The Larsens preemptively sued the state of Minnesota over its Human Rights Act, a law that could be used to force them to create weddings for LGBT couples, which they said would be a violation of their religious belief that marriage should be between one man and one woman.
Ellison claimed that although the Larsens “have the right to believe whatever they want to believe,” they do not have “the right to deny you the same service they’re offering to everyone else.”
“Refusing to provide that service would be against the law,” he explains. “The Minnesota Human Rights Act doesn’t tell people what they can believe. No law can—that’s fully protected for every American under the First Amendment to the U.S. Constitution. The law just says that if someone offers a service to the general public, they have to offer it to everyone.”
The 8th Circuit’s ruling was “narrow,” Ellison argued, citing one judge’s dissenting opinion, which claimed that “… what may start in the wedding business—‘we don’t do interracial weddings,’ ‘we don’t film Jewish ceremonies,’ and so on—likely will not end there.”
Instead of taking the 8th Circuit’s ruling to the Supreme Court—which will likely rule against Ellison given “the current makeup of that court,” he said—Ellison will take the Larsens back to federal district court.
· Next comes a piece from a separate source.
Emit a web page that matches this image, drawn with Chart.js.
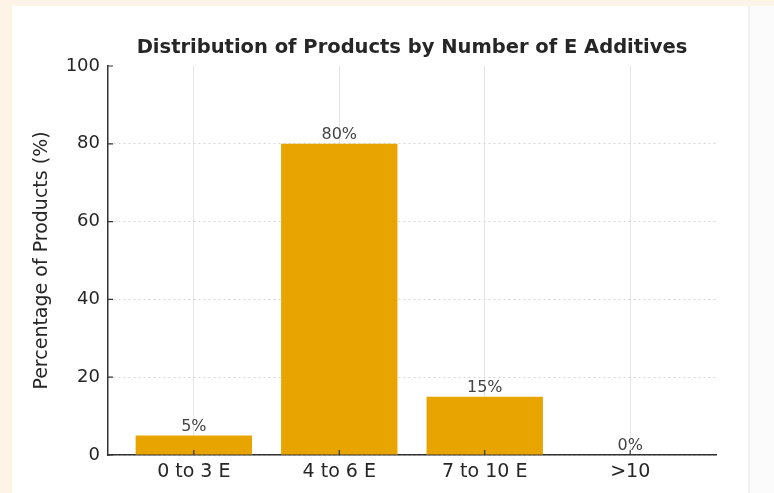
<!DOCTYPE html>
<html>
<head>
<meta charset="utf-8">
<script src="https://cdn.jsdelivr.net/npm/chart.js@4"></script>
<style>
    html, body {
        margin: 0;
        padding: 0;
        width: 774px;
        height: 493px;
        overflow: hidden;
        background: #fdf3e6;
    }
    #panel {
        position: absolute;
        left: 12px;
        top: 6px;
        width: 736px;
        height: 487px;
        background: #ffffff;
        border-right: 2px solid #f0f0f0;
    }
    #side {
        position: absolute;
        left: 750px;
        top: 6px;
        width: 24px;
        height: 487px;
        background: #fbfbfb;
    }
    #chart-box {
        position: absolute;
        left: 0;
        top: 0;
        width: 774px;
        height: 493px;
    }
</style>
</head>
<body>
<div id="panel"></div>
<div id="side"></div>
<div id="chart-box"><canvas id="chart"></canvas></div>
<script>
    const categories = ['0 to 3 E', '4 to 6 E', '7 to 10 E', '>10'];
    const percentages = [5, 80, 15, 0];
    const yTicks = [0, 20, 40, 60, 80, 100];

    const barColor = '#e8a400';
    const font = '"DejaVu Sans", sans-serif';

    // labels above the bars, e.g. "80%"
    const valueLabels = {
        id: 'valueLabels',
        afterDatasetsDraw(chart) {
            const ctx = chart.ctx;
            const meta = chart.getDatasetMeta(0);
            ctx.save();
            ctx.font = '16px ' + font;
            ctx.fillStyle = '#444444';
            ctx.textAlign = 'center';
            ctx.textBaseline = 'bottom';
            meta.data.forEach(function (bar, i) {
                ctx.fillText(percentages[i] + '%', bar.x, bar.y - 1);
            });
            ctx.restore();
        }
    };

    // ticks pointing into the plot, like the original
    const innerTicks = {
        id: 'innerTicks',
        afterDatasetsDraw(chart) {
            const ctx = chart.ctx;
            const area = chart.chartArea;
            const x = chart.scales.x;
            const y = chart.scales.y;
            ctx.save();
            ctx.strokeStyle = '#333333';
            ctx.lineWidth = 1.2;
            ctx.beginPath();
            categories.forEach(function (c, i) {
                const px = x.getPixelForValue(i);
                ctx.moveTo(px, area.bottom);
                ctx.lineTo(px, area.bottom - 5);
            });
            yTicks.forEach(function (v) {
                const py = y.getPixelForValue(v);
                ctx.moveTo(area.left, py);
                ctx.lineTo(area.left + 5, py);
            });
            ctx.stroke();
            ctx.restore();
        }
    };

    const chartTitle = {
        id: 'chartTitle',
        afterDraw(chart) {
            const ctx = chart.ctx;
            ctx.save();
            ctx.font = 'bold 19.5px ' + font;
            ctx.fillStyle = '#262626';
            ctx.textAlign = 'center';
            ctx.textBaseline = 'middle';
            ctx.fillText('Distribution of Products by Number of E Additives', 412, 48);
            ctx.restore();
        }
    };

    const points = categories.map((c, i) => ({x: i, y: percentages[i]}));

    new Chart(document.getElementById('chart'), {
        type: 'bar',
        data: {
            datasets: [{
                data: points,
                backgroundColor: barColor,
                borderWidth: 0,
                barPercentage: 0.8,
                categoryPercentage: 1
            }]
        },
        options: {
            responsive: true,
            maintainAspectRatio: false,
            animation: false,
            layout: {
                padding: {top: 66, right: 58, bottom: 0, left: 0}
            },
            plugins: {
                legend: {display: false},
                tooltip: {enabled: false},
                title: {display: false}
            },
            scales: {
                x: {
                    type: 'linear',
                    offset: false,
                    min: -0.59,
                    max: 3.59,
                    ticks: {
                        stepSize: 1,
                        color: '#262626',
                        font: {family: font, size: 19},
                        padding: 6,
                        callback: function (v) {
                            return Number.isInteger(v) ? categories[v] : '';
                        }
                    },
                    afterBuildTicks: function (scale) {
                        scale.ticks = scale.ticks.filter(t => Number.isInteger(t.value));
                    },
                    afterFit: function (scale) {
                        scale.height = 38;
                    },
                    grid: {
                        offset: false,
                        color: '#e4e4e4',
                        lineWidth: 1,
                        drawTicks: false
                    },
                    border: {
                        display: true,
                        color: '#333333',
                        width: 1.5
                    }
                },
                y: {
                    min: 0,
                    max: 100,
                    afterBuildTicks: function (scale) {
                        scale.ticks = yTicks.map(v => ({value: v}));
                    },
                    afterFit: function (scale) {
                        scale.width = 108;
                    },
                    ticks: {
                        color: '#262626',
                        font: {family: font, size: 18},
                        padding: 8
                    },
                    grid: {
                        color: function (c) {
                            return c.tick && c.tick.value === 100 ? 'rgba(0,0,0,0)' : '#d6d6d6';
                        },
                        lineWidth: 1,
                        drawTicks: false
                    },
                    border: {
                        display: true,
                        color: '#333333',
                        width: 1.5,
                        dash: [2, 3]
                    },
                    title: {
                        display: true,
                        text: 'Percentage of Products (%)',
                        color: '#262626',
                        font: {family: font, size: 19},
                        padding: {top: 31, bottom: 0}
                    }
                }
            }
        },
        plugins: [valueLabels, innerTicks, chartTitle]
    });
</script>
</body>
</html>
Alliance Defending Freedom, the nonprofit litigation group representing the Larsens, said they have nothing to fear from Ellison.
“Carl and Angel won a great free speech victory at the 8th Circuit, which rightly affirmed that the government has no power to force people to express messages that violate their deepest convictions,” senior counsel Jeremy Tedesco said in a statement. “This principle protects everyone.”
Thus, he said, state can’t threaten the Larsens with jail time for refusing to promote a view of marriage that violates their beliefs.
“We look forward to securing a final victory that prevents the state from using its power to banish people of faith from the public square,” Tedesco said.
Ellison vowed to continue enforcing the unconstitutional Human Rights Act while the case made its way through the court system.
“We’re going to keep honoring the First Amendment, which allows everyone to believe what they want, and keep enforcing the Human Rights Act, which allows every Minnesotan to receive the same services in public no matter who they are,” he wrote.